Lead time, dispatch timing and returns process should be clear before payment. Industrial buyers do not need marketing language here. They need a direct answer on whether the part is physically available, when it will ship, and what happens if the label does not match the application.

How to buy replacement HMI screens for legacy equipment

Legacy machines create the hardest purchasing decisions because the cheapest route is not always the fastest route back to production. If the HMI is discontinued, start by searching by exact part number rather than by family name. Variant differences are common, and broad searches can pull in units that are similar but unsuitable.

For older Siemens, Allen-Bradley, Mitsubishi, Schneider and Omron panels, stock outside the authorised channel is often where buyers find workable options. Independent multi-brand suppliers can be useful here because they are not limited to one OEM ecosystem and may hold surplus, obsolete, or refurbished inventory that is no longer easy to source elsewhere.

That said, legacy buying needs discipline. Check whether the replacement needs a memory card, operating system load, project upload, or specific accessory to function in your installation. If the original unit failed catastrophically and no backup exists, you may need to buy the hardware and plan for engineering recovery separately. The hardware purchase alone will not solve that problem.

Avoid the common buying errors

The biggest error is ordering from a front label description instead of the full catalogue number. "7-inch Siemens HMI" is not a specification. Neither is "PanelView screen". Those descriptions are too broad for procurement and almost guarantee wasted time.

Another common error is ignoring revision or series differences. On some products, a later revision is interchangeable. On others, it is not. If you are unsure, treat the difference as material until proven otherwise.

Buyers also get caught by accessory gaps. Mounting clips, communication cables, external power supplies, memory cards and software transfer leads are often overlooked in emergency replacements. The HMI may be correct, but if the team cannot mount it or load the application, the line stays down.

Finally, do not confuse a good price with a good buy. A low-cost unit with uncertain condition, poor packing, or no meaningful support can cost more than a properly identified part that arrives ready to fit.

A practical sourcing process for maintenance and procurement teams

The fastest workable process is simple. Identify the exact part number from the failed unit, confirm whether you need a complete HMI or only a screen component, check mechanical and communication compatibility, then compare new and sealed against refurbished based on uptime risk and budget.

After that, buy from a supplier that can clearly state stock status, condition, and dispatch timing. If you are supporting multiple sites, it is often worth buying one for immediate replacement and one for stores if the model is ageing or difficult to source. That approach usually costs less than repeating the same urgent search during the next breakdown.

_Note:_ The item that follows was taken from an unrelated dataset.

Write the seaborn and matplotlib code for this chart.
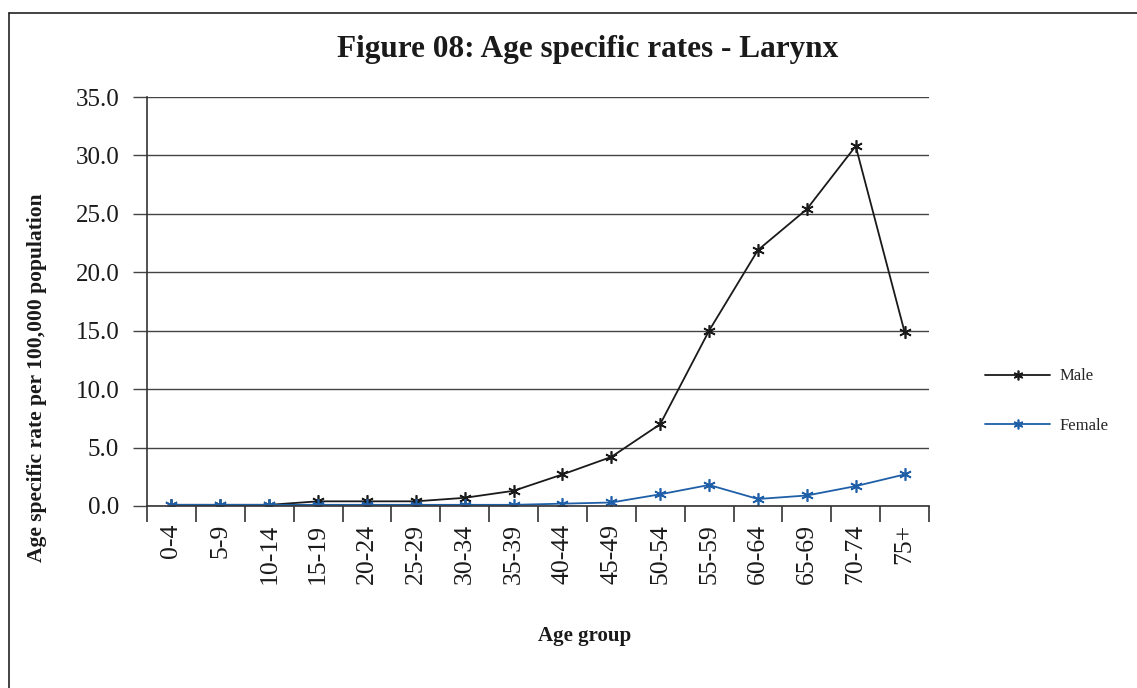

For plants running mixed automation estates, a multi-brand independent source can also reduce search time. Instead of chasing separate channels for Siemens on one line and Mitsubishi or Omron on another, buyers can source by part number across several OEM families through one supply route. That is often the practical advantage, especially when you are dealing with older machines and uneven availability.

If you are buying regularly, keep your own internal record of the exact HMI part numbers fitted by machine, along with project backup location, firmware notes and preferred replacement condition. That turns future failures into a purchasing task instead of a troubleshooting exercise.

Automation Planet UK supports this kind of procurement model with exact part-number sourcing across major automation brands, including both new and sealed and refurbished stock options.

When an HMI fails, speed matters, but accuracy matters more. The right purchase is the one that gets the operator station back online without a second round of calls, returns and rework. If you can verify the part number, the condition and the fit before you order, you are already ahead of most emergency buyers.